Why has Donald Trump made the defense of Vladimir Putin such a prevalent and consistent element of his rhetoric? Trump has shown no reticence to smear and belittle anyone and everyone who crosses his path, if that person is perceived as being in any way unsupportive of his aims. And that includes many people he has praised and called friends in the past. (Clinton, Schumer, Cruz, Romney, et al.) So why is Putin different? Why, when even a most supportive and friendly interviewer — second in the Orange-nosing Olympics only to Sean Hannity — tosses him a complete softball question clearly designed to give him a chance to look tough on Putin the thug, does he instead fall back on the amoral childishness of “Why, you think our country’s so innocent?”

I can imagine only two possibilities. Perhaps, as some suspect, he is actually in the tank for Putin for some concrete reason — financial advantage, blackmail photos, Manchurian candidacy, what have you. Or, as I think is more likely, he is genuinely in awe of Putin, who is in reality all the things Donald Trump pretends to be but manifestly isn’t: a strongman, an alpha male, a big picture manipulator with nerves of steel, and a man relentlessly following through on concrete plans for making his country “great” again.
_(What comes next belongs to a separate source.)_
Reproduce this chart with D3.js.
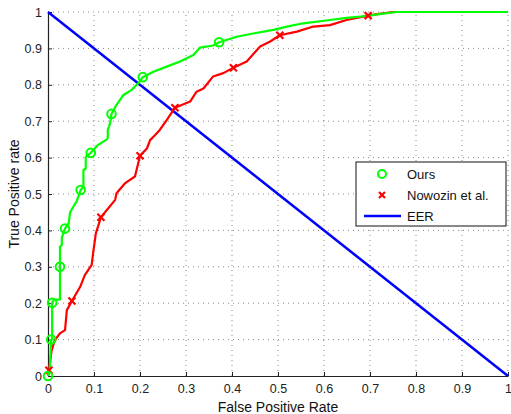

In other words, I suspect that Trump, who deep down knows he is strictly a reality TV strongman, all bluff, full of hot air, and utterly at the mercy of advisors (establishment and “alt-right”) to protect him from appearing as foolish and incompetent as he really is, looks at Putin — the former KGB officer and shirtless macho man who has ruthlessly rigged his nation’s nascent democratic system to make himself dictator for life, who cold-bloodedly sanctions the poisoning or arrest of opponents who get too vocal, who threatens or invades neighboring countries with impunity, and who controls the second biggest nuclear arsenal on the planet — and, to put it bluntly, wets his pants.

Obama, caught on a hot mike, made infamous promises to Putin near the end of his first term, and did absolutely nothing to thwart or curtail Russia’s increasingly threatening behavior toward America’s allies among former Soviet slave states. Now Trump, apparently afraid of offending a man whom he and everyone else beyond the Trump cult can see would mop the floor with The Donald in any negotiation, confrontation, or stand-off, defends Putin exactly like a small pond bully in the face of a big pond bully, scared to death of being exposed by his superior, and therefore desperate never to offend.

This will become a problem, potentially a very serious one. A U.S. President who is constitutionally unfit and unwilling to offend or disturb the peace of a Russian dictator puts his own nation, and the rest of the civilized world, at great risk. You don’t need to look any further than the past eight years for evidence of the danger. But as Putin gets older, the likelihood of his ramping up to the next stage of his plans grows. How would President Trump respond to further European invasions, for example? Are the brains behind this puppet-president going to have the skill and courage to prod him into decisive action? Will they themselves be the kind of people who are capable of the type of steady, firm pushback that would be necessary to stifle the ambitions of an aggressive Russia?

We had better hope so, if the president himself is going to evade even the simplest interview question about Putin’s thuggery with childish moral equivalency arguments.